Friday 13 November 2015

Trading places


This week, the Indian Prime Minister visited the UK just a couple of weeks after the Chinese President did the same. Both were sumptuously hosted, but the main events were trade deals. In between the two visits, though much less reported, the UK-Brazil Joint Economic and Trade Committee (JETCO) met in London.
This in itself tells us something about the global world economy. Whilst of the BRICs Russia’s relations with the UK remain frosty, for complex political reasons, the other three countries in this admittedly artificial bloc are being actively wooed by the Britain and many other countries.

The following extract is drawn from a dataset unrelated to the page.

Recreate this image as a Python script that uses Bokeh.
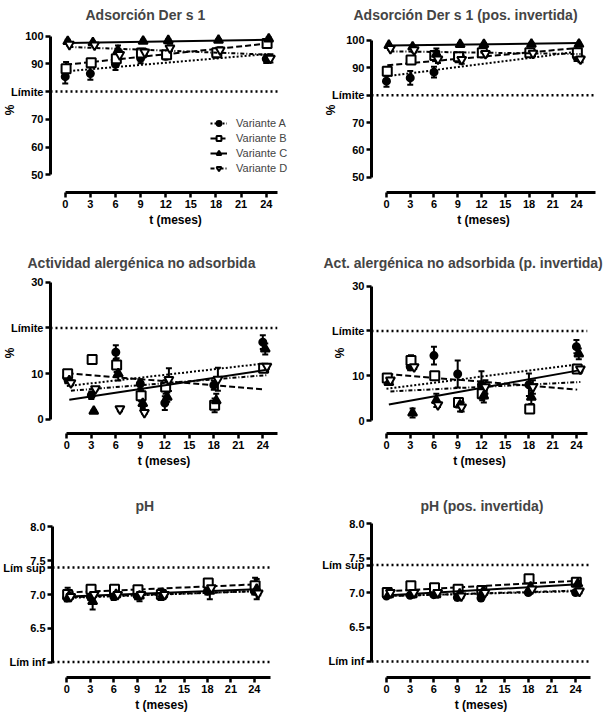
from bokeh.embed import file_html
from bokeh.layouts import column, row
from bokeh.models import (ColumnDataSource, FixedTicker, Legend, LegendItem,
                          NumeralTickFormatter, Range1d, TeeHead, Whisker)
from bokeh.plotting import figure
from bokeh.resources import INLINE

FONT = "Liberation Sans"

# ---- data ----
meses = [0, 3, 6, 9, 12, 18, 24]
ticks_x = [0, 3, 6, 9, 12, 15, 18, 21, 24]
t_ajuste = [0, 24]
variantes = ["A", "B", "C", "D"]

# Adsorción Der s 1
ads = {"A": [85.4, 86.5, 89.8, 92.0, 92.7, 93.5, 91.8],
       "B": [88.2, 90.4, 91.8, 93.9, 93.3, 94.0, 97.3],
       "C": [98.1, 97.6, 94.8, 98.2, 98.4, 98.5, 99.0],
       "D": [97.0, 96.8, 93.3, 94.2, 95.7, 95.0, 92.0]}
ads_err = {"A": [2.5, 2.2, 2.0, 1.8, 1.0, 1.2, 1.5],
           "B": [2.5, 1.0, 2.0, 1.5, 1.0, 1.5, 1.0],
           "C": [0.6, 0.5, 1.8, 0.5, 0.5, 0.5, 0.5],
           "D": [0.5, 0.5, 1.5, 1.0, 1.0, 1.0, 1.5]}
ads_fit = {"A": [87.3, 93.5], "B": [89.7, 97.3], "C": [97.5, 98.7], "D": [96.1, 93.3]}

# Adsorción Der s 1 (pos. invertida)
ads_inv = {"A": [85.1, 86.3, 88.4, 93.5, 95.0, 95.5, 94.0],
           "B": [88.7, 92.8, 94.5, 94.0, 95.5, 95.5, 95.5],
           "C": [98.2, 97.6, 95.0, 98.5, 98.5, 98.6, 98.6],
           "D": [97.0, 96.5, 93.2, 93.0, 95.2, 95.3, 93.2]}
ads_inv_err = {"A": [2.0, 2.5, 2.0, 1.5, 1.0, 1.0, 1.5],
               "B": [1.5, 0.8, 1.0, 1.0, 1.0, 0.8, 1.0],
               "C": [0.5, 0.5, 2.0, 0.5, 0.5, 0.5, 0.5],
               "D": [0.5, 0.8, 1.5, 1.5, 1.0, 1.0, 1.2]}
ads_inv_fit = {"A": [86.9, 95.8], "B": [90.9, 97.2], "C": [98.1, 99.0], "D": [96.0, 95.0]}

# Actividad alergénica no adsorbida
act = {"A": [9.2, 5.3, 14.7, 7.8, 3.6, 7.5, 16.9],
       "B": [10.0, 13.1, 11.9, 5.2, 7.1, 3.1, 11.2],
       "C": [8.5, 1.8, 10.0, 3.5, 4.9, 4.1, 15.4],
       "D": [8.0, 6.7, 2.3, 1.5, 8.7, 8.8, 11.6]}
act_err = {"A": [0.8, 0.8, 1.5, 1.0, 1.5, 1.0, 1.5],
           "B": [0.8, 1.0, 1.5, 1.2, 1.5, 1.5, 0.8],
           "C": [0.5, 0.3, 1.5, 1.0, 1.0, 1.5, 1.2],
           "D": [0.5, 0.3, 0.5, 0.3, 2.5, 2.5, 0.5]}
act_fit = {"A": [7.3, 12.2], "B": [10.1, 6.6], "C": [4.3, 10.8], "D": [6.3, 9.7]}

# Act. alergénica no adsorbida (p. invertida)
act_inv = {"A": [9.3, 12.0, 14.5, 10.4, 8.0, 8.0, 16.5],
           "B": [9.5, 13.4, 10.0, 4.0, 6.0, 2.6, 11.5],
           "C": [8.5, 1.7, 4.5, 3.5, 5.5, 5.2, 14.9],
           "D": [9.0, 12.0, 3.5, 3.0, 7.5, 7.5, 11.5]}
act_inv_err = {"A": [0.8, 0.8, 2.0, 3.0, 3.0, 2.5, 1.5],
               "B": [0.8, 1.2, 0.8, 1.0, 1.5, 0.8, 0.8],
               "C": [0.5, 1.0, 1.5, 1.5, 1.5, 1.5, 1.2],
               "D": [0.5, 0.5, 0.5, 1.0, 1.5, 1.5, 0.5]}
act_inv_fit = {"A": [7.1, 12.5], "B": [10.4, 6.9], "C": [3.6, 11.2], "D": [6.5, 8.6]}

# pH
ph = {"A": [6.95, 6.97, 6.97, 6.98, 6.97, 7.05, 7.05],
      "B": [7.00, 7.08, 7.08, 7.07, 7.00, 7.17, 7.13],
      "C": [6.98, 6.90, 7.00, 6.98, 7.00, 7.05, 7.08],
      "D": [6.97, 7.00, 7.00, 7.00, 7.00, 7.10, 7.02]}
ph_err = {"A": [0.05, 0.05, 0.05, 0.05, 0.05, 0.05, 0.05],
          "B": [0.10, 0.05, 0.05, 0.05, 0.08, 0.05, 0.12],
          "C": [0.05, 0.12, 0.05, 0.08, 0.05, 0.12, 0.15],
          "D": [0.03, 0.03, 0.03, 0.03, 0.03, 0.03, 0.03]}
ph_fit = {"A": [6.95, 7.05], "B": [7.03, 7.15], "C": [6.97, 7.08], "D": [6.96, 7.05]}

# pH (pos. invertida)
ph_inv = {"A": [6.95, 6.96, 6.97, 6.93, 6.92, 7.00, 7.00],
          "B": [7.00, 7.10, 7.07, 7.05, 7.03, 7.20, 7.15],
          "C": [6.97, 6.97, 6.97, 6.98, 7.02, 7.08, 7.13],
          "D": [7.00, 7.00, 7.00, 6.95, 7.00, 7.05, 7.02]}
ph_inv_err = {"A": [0.03, 0.03, 0.03, 0.04, 0.04, 0.03, 0.03],
              "B": [0.03, 0.03, 0.03, 0.03, 0.03, 0.03, 0.03],
              "C": [0.04, 0.04, 0.04, 0.04, 0.06, 0.05, 0.04],
              "D": [0.03, 0.03, 0.03, 0.03, 0.03, 0.03, 0.03]}
ph_inv_fit = {"A": [6.95, 7.02], "B": [7.02, 7.17], "C": [6.96, 7.12], "D": [6.95, 7.03]}

limite_ads = 80
limite_act = 20
ph_lim_sup = 7.4
ph_lim_inf = 6.0

# ---- styles ----
nombre = {"A": "Variante A", "B": "Variante B", "C": "Variante C", "D": "Variante D"}
marca = {"A": "circle", "B": "square", "C": "triangle", "D": "inverted_triangle"}
relleno = {"A": "black", "B": "white", "C": "black", "D": "white"}
tam = {"A": 7, "B": 9, "C": 9, "D": 9}
trazo = {"A": "2 2", "B": "6 3", "C": "solid", "D": "4 2 1 2"}
desplaz = {"A": 0.0, "B": 0.1, "C": 0.3, "D": 0.5}


def panel(g, valores, errores, ajustes, leyenda=False):
    p = figure(width=g["w"], height=g["h"], title=g["titulo"],
               x_range=Range1d(*g["xr"]), y_range=Range1d(*g["yr"]),
               min_border_left=g["fl"] - g["x0"], min_border_right=g["x0"] + g["w"] - g["fr"],
               min_border_top=g["ft"] - g["y0"], min_border_bottom=g["y0"] + g["h"] - g["fb"],
               output_backend="svg", toolbar_location=None)
    p.grid.visible = False
    p.outline_line_color = None
    p.title.text_font = FONT
    p.title.text_font_size = "14px"
    p.title.text_font_style = "bold"
    p.title.align = "left"
    p.title.offset = g["tleft"] - g["fl"] - 5
    p.title.standoff = g["tst"]

    p.xaxis.ticker = FixedTicker(ticks=ticks_x)
    p.xaxis.bounds = (0, g["xe"])
    p.xaxis.axis_label = "t (meses)"
    p.xaxis.axis_label_standoff = 2
    p.yaxis.ticker = FixedTicker(ticks=g["yt"])
    p.yaxis.bounds = g["yb"]
    if g.get("fmt"):
        p.yaxis.formatter = NumeralTickFormatter(format=g["fmt"])
    p.yaxis.major_label_overrides = g["ov"]
    if g.get("pct") is not None:
        p.yaxis.axis_label = "%"
        p.yaxis.axis_label_standoff = g["pct"]
    for ax in (p.xaxis[0], p.yaxis[0]):
        ax.axis_line_width = 3
        ax.axis_line_color = "black"
        ax.major_tick_line_width = 2.5
        ax.major_tick_line_color = "black"
        ax.major_tick_in = 0
        ax.major_tick_out = 5
        ax.minor_tick_line_color = None
        ax.major_label_standoff = 2
        ax.major_label_text_font = FONT
        ax.major_label_text_font_style = "bold"
        ax.major_label_text_font_size = "11px"
        ax.major_label_text_color = "black"
        ax.axis_label_text_font = FONT
        ax.axis_label_text_font_style = "bold"
        ax.axis_label_text_font_size = "12px"
        ax.axis_label_text_color = "black"

    # limit lines, from the y axis to the end of the x axis
    n = len(g["lim"])
    p.segment(x0=[g["xr"][0]] * n, y0=g["lim"], x1=[g["xe"]] * n, y1=g["lim"],
              line_color="black", line_width=2.5, line_dash="2 3")

    items = []
    for v in variantes:
        x = [t + desplaz[v] for t in meses]
        y = valores[v]
        e = errores[v]
        src = ColumnDataSource(dict(x=x, y=y,
                                    lo=[a - b for a, b in zip(y, e)],
                                    hi=[a + b for a, b in zip(y, e)]))
        p.add_layout(Whisker(source=src, base="x", lower="lo", upper="hi",
                             line_color="black", line_width=2,
                             lower_head=TeeHead(size=6, line_width=2),
                             upper_head=TeeHead(size=6, line_width=2)))
        linea = p.line([t + desplaz[v] for t in t_ajuste], ajustes[v], line_color="black",
                       line_width=2, line_dash=trazo[v])
        puntos = p.scatter("x", "y", source=src, marker=marca[v], size=tam[v],
                           fill_color=relleno[v], line_color="black", line_width=2)
        items.append(LegendItem(label=nombre[v], renderers=[linea, puntos]))

    if leyenda:
        lg = Legend(items=items, location=(160, 18), background_fill_alpha=0,
                    border_line_alpha=0, padding=0, margin=0, spacing=3,
                    glyph_width=17, glyph_height=12, label_height=12, label_standoff=9,
                    label_text_font=FONT, label_text_font_size="11px")
        p.add_layout(lg)
    return p


g1 = dict(x0=0, y0=0, w=308, h=248, fl=45, fr=300, ft=26, fb=192,
          xr=(-1.76, 28.09), xe=25.4, yr=(43.66, 103.1), yt=[50, 60, 70, 80, 90, 100],
          yb=(50, 100), ov={80: "Límite"}, lim=[limite_ads], titulo="Adsorción Der s 1",
          tleft=85, tst=9, pct=-9)
g2 = dict(x0=308, y0=0, w=300, h=248, fl=371, fr=595, ft=26, fb=192,
          xr=(-1.89, 26.39), xe=26.39, yr=(44.44, 104.7), yt=[50, 60, 70, 80, 90, 100],
          yb=(50, 100), ov={80: "Límite"}, lim=[limite_ads],
          titulo="Adsorción Der s 1 (pos. invertida)", tleft=358, tst=9, pct=-9)
g3 = dict(x0=0, y0=248, w=308, h=245, fl=45, fr=277, ft=272, fb=433,
          xr=(-2.0, 25.8), xe=25.8, yr=(-3.06, 32.12), yt=[0, 10, 20, 30], yb=(0, 30),
          ov={20: "Límite"}, lim=[limite_act], titulo="Actividad alergénica no adsorbida",
          tleft=27, tst=4, pct=-9)
g4 = dict(x0=308, y0=248, w=300, h=245, fl=371, fr=587, ft=272, fb=433,
          xr=(-1.89, 25.4), xe=25.4, yr=(-2.9, 33.06), yt=[0, 10, 20, 30], yb=(0, 30),
          ov={20: "Límite"}, lim=[limite_act],
          titulo="Act. alergénica no adsorbida (p. invertida)", tleft=328, tst=4, pct=-18)
g5 = dict(x0=0, y0=493, w=308, h=221, fl=47, fr=270, ft=515, fb=679,
          xr=(-1.84, 26.07), xe=26.07, yr=(5.772, 8.17), yt=[6.0, 6.5, 7.0, 7.4, 7.5, 8.0],
          yb=(6.0, 8.0), fmt="0.0", ov={6: "Lím inf", 7.4: "Lím sup"},
          lim=[ph_lim_sup, ph_lim_inf], titulo="pH", tleft=135, tst=4)
g6 = dict(x0=308, y0=493, w=300, h=221, fl=371, fr=590, ft=515, fb=679,
          xr=(-1.9, 25.9), xe=25.9, yr=(5.767, 8.119), yt=[6.0, 6.5, 7.0, 7.4, 7.5, 8.0],
          yb=(6.0, 8.0), fmt="0.0", ov={6: "Lím inf", 7.4: "Lím sup"},
          lim=[ph_lim_sup, ph_lim_inf], titulo="pH (pos. invertida)", tleft=425, tst=4)

p1 = panel(g1, ads, ads_err, ads_fit, leyenda=True)
p2 = panel(g2, ads_inv, ads_inv_err, ads_inv_fit)
p3 = panel(g3, act, act_err, act_fit)
p4 = panel(g4, act_inv, act_inv_err, act_inv_fit)
p5 = panel(g5, ph, ph_err, ph_fit)
p6 = panel(g6, ph_inv, ph_inv_err, ph_inv_fit)

layout = column(row(p1, p2), row(p3, p4), row(p5, p6))

open("out.html", "w").write(file_html(layout, INLINE))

This gives, in part at least, the lie to the repeated claim by those who want Britain to exit it that EU membership precludes the signing of trade deals. In part, because it is of course true that the UK cannot negotiate deals with third parties that would give EU single market access. But that should be good news for Eurosceptics since, were it possible, it would also be possible for any member state to do the same and thereby commit the UK to trade deals it had had no input into.
And these deals also reveal something else. They are predicated in large part upon UK membership of the EU. The Chinese President – in a highly unusual intervention – made it clear during his visit that his country saw trade relations with the UK in terms of the EU, and urged against Brexit. The Indian PM was entirely unambiguous in saying that he saw the UK as India’s “entry point into the EU”.
The Brexiters’ idea that outside the EU there would be a queue of countries lining up to sign preferential trade deals is quite clearly nonsense, as the US have made clear. And any notion that the Commonwealth would be the locus of a new trade bloc is equally preposterous. Australia and Canada have made that clear and the fact that India’s visit to the UK came after visiting 28 other countries speaks volumes. This isn't any longer the world of Imperial Preference.
What did interest both China’s and India’s leaders was something quite different to trading with the UK post-Brexit. Both were concerned about the restrictions put upon visas to visit, work and study in the UK. All these – like the Brexit debate – have got caught up in the British panic about immigration, which is doing real damage, both economic and cultural, to the UK. International students are increasingly turning their backs on British universities as a result. But Brexit also matters to British universities, and this week they came out and said that it would be a catastrophe.
The over-arching debate in all this is not simply about Brexit, it’s about a realistic understanding of what the world is, and the UK’s place within it. These recent events underscore, like it or not, the realpolitik of that place. And it certainly isn't where Brexiters think it to be.